Residents voice concerns over Route 130 traffic

BROOKLINE – Route 130, as it twists and winds from Nashua and Hollis to Brookline, has become “incredibly dangerous,” especially as vehicles approach the center of town, residents said.

During an informational meeting conducted by the Planning Board and the Nashua Regional Planning Commission at Town Hall Thursday night, about a dozen people said truck traffic headed for a sand and gravel operation in the north end of town has damaged their quality of life.

NRPC Executive Director Steve Williams said his organization has just started to study the road and is trying to identify the problems it’s causing for residents.

He solicited input from townspeople Thursday, but said it is still too early to discuss solutions to the traffic problems.

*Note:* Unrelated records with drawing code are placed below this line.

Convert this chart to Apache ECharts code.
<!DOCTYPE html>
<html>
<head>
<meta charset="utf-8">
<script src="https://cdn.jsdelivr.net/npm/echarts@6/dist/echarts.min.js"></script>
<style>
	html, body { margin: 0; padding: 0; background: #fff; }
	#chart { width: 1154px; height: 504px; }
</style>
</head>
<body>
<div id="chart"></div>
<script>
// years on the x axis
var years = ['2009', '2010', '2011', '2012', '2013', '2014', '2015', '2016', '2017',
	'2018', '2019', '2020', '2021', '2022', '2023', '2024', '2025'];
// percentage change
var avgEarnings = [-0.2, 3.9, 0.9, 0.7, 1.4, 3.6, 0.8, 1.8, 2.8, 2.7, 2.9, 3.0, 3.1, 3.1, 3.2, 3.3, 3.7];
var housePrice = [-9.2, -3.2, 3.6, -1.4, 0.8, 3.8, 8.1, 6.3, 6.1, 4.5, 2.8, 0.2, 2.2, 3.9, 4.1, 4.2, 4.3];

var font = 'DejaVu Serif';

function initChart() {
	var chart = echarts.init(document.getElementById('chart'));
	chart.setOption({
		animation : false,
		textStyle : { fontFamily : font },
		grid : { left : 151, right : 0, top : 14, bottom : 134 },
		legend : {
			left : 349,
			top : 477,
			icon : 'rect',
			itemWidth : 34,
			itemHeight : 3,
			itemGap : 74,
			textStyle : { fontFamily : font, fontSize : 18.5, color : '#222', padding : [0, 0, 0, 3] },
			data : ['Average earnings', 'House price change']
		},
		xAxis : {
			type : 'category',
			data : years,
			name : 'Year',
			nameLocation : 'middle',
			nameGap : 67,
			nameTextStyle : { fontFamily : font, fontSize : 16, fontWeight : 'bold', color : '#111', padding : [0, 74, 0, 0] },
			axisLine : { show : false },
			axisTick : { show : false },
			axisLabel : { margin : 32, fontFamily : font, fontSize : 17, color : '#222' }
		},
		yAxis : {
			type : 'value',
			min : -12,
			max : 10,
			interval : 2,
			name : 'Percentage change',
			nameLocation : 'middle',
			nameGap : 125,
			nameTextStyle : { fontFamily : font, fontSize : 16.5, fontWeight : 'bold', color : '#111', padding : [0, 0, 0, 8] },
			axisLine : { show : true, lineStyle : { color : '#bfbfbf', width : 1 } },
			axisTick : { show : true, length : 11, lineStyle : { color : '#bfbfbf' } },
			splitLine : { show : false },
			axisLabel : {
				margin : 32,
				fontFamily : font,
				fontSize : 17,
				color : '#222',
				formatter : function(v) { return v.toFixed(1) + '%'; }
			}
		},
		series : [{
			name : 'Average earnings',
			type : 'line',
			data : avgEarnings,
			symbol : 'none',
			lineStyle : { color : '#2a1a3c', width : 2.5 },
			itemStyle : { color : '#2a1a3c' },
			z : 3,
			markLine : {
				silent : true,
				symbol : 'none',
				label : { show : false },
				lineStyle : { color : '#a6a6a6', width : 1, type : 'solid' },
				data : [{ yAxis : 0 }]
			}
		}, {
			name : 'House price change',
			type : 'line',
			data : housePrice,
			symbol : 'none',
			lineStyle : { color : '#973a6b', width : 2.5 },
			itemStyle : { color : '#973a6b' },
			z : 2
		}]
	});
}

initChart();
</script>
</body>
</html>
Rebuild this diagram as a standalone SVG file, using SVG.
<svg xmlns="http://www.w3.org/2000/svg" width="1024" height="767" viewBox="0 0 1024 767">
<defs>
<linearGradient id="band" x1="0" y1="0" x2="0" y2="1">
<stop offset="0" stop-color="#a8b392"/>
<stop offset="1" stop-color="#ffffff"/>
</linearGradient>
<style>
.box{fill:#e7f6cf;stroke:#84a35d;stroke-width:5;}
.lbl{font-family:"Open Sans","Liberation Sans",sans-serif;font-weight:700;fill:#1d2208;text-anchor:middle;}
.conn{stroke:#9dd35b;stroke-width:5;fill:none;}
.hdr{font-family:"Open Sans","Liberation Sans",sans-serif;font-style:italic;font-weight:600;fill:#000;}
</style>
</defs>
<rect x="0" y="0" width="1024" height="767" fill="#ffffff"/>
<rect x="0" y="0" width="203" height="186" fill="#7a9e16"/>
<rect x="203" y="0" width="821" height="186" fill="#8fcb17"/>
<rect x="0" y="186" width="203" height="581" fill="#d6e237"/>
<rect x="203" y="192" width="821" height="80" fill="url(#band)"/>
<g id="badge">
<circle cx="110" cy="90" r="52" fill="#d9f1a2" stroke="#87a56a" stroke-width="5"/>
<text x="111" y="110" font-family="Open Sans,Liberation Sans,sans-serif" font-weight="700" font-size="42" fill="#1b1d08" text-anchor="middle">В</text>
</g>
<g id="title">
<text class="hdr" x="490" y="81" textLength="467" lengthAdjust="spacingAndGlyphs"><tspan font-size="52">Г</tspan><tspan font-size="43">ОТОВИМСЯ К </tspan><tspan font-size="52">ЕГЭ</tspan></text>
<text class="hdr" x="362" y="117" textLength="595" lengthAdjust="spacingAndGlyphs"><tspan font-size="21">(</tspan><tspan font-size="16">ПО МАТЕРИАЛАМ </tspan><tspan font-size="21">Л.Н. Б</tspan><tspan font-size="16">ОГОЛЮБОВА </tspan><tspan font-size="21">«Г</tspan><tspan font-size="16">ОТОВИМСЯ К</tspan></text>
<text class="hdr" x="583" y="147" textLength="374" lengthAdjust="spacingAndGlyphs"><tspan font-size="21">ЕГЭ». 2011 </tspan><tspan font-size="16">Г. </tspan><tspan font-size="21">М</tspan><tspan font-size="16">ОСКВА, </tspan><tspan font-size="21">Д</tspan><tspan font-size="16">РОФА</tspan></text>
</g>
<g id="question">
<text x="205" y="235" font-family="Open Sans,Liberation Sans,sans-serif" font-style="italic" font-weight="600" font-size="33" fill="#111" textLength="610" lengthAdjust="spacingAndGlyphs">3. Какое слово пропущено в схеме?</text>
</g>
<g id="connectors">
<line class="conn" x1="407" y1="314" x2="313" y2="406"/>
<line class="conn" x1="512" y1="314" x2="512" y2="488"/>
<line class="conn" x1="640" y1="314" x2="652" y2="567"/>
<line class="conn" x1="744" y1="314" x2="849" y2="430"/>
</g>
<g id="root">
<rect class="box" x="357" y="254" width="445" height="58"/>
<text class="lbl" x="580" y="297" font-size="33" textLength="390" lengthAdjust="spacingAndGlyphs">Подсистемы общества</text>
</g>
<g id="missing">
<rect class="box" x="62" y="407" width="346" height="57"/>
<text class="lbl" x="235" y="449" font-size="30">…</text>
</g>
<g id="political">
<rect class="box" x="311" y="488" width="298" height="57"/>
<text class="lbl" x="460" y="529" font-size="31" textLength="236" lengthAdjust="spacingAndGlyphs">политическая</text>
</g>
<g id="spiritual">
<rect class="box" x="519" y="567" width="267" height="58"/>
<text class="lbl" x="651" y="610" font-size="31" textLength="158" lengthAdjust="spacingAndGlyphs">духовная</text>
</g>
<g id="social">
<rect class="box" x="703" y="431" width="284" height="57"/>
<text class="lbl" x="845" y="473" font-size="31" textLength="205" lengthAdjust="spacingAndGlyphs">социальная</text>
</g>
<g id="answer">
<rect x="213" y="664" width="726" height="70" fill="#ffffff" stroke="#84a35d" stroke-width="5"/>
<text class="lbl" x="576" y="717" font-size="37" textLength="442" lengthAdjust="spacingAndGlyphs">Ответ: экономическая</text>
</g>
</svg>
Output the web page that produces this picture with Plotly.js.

“We’re just getting started,” he said, adding that NRPC will update traffic counts on the road and analyze traffic speeds, driveway locations, intersection configurations and sidewalks, along with other issues, before it offers recommendations to local and state officials.

Right now, traffic counts show about 5,400 vehicles using the road each day, said Mark Archambault and Matt Waitkins of the NRPC. They said their preliminary analysis shows an increase in traffic of 2 to 4 percent a year.

But residents said they believe the increase has been more dramatic, especially in the number of the trucks using the road. The vibrations from trucks rumbling along cause shakes and rattles in historic homes in the center of town, they said, creating noise problems and making plaster fall from walls and ceilings.

“Physical damage, year after year, is being done to these homes,” said Basil Harris, who lives in one of those houses.

Helen Fenske, the town’s representative to the NRPC, said large, heavy-duty commercial trucks use the road as a “dynamically active bypass.”

The town’s municipal offices, library, churches and elementary school are all located along the road, she said, and truck traffic is making the center of town a less desirable place to live.

“Their weight, speed and noise impact seriously compromise our most desirable community values,” she wrote in a letter informing residents of Thursday’s meeting.

Other residents echoed her concerns and said the road – which is called Main Street, Proctor Hill Road, Ash Street and Broad Street as it runs from Brookline through Hollis to Nashua – has been turned into a “major highway.”

The NRPC will hold another public session when its study has been completed, Williams said. Recommendations for improvements will be forwarded to the state Department of Transportation, which would have the final say over what types of changes could be undertaken to make the road safer.

The local School Board has already asked that a signalized crosswalk be constructed near the elementary school, according to Frank Lukovits, one of the co-chairmen of the Planning Board.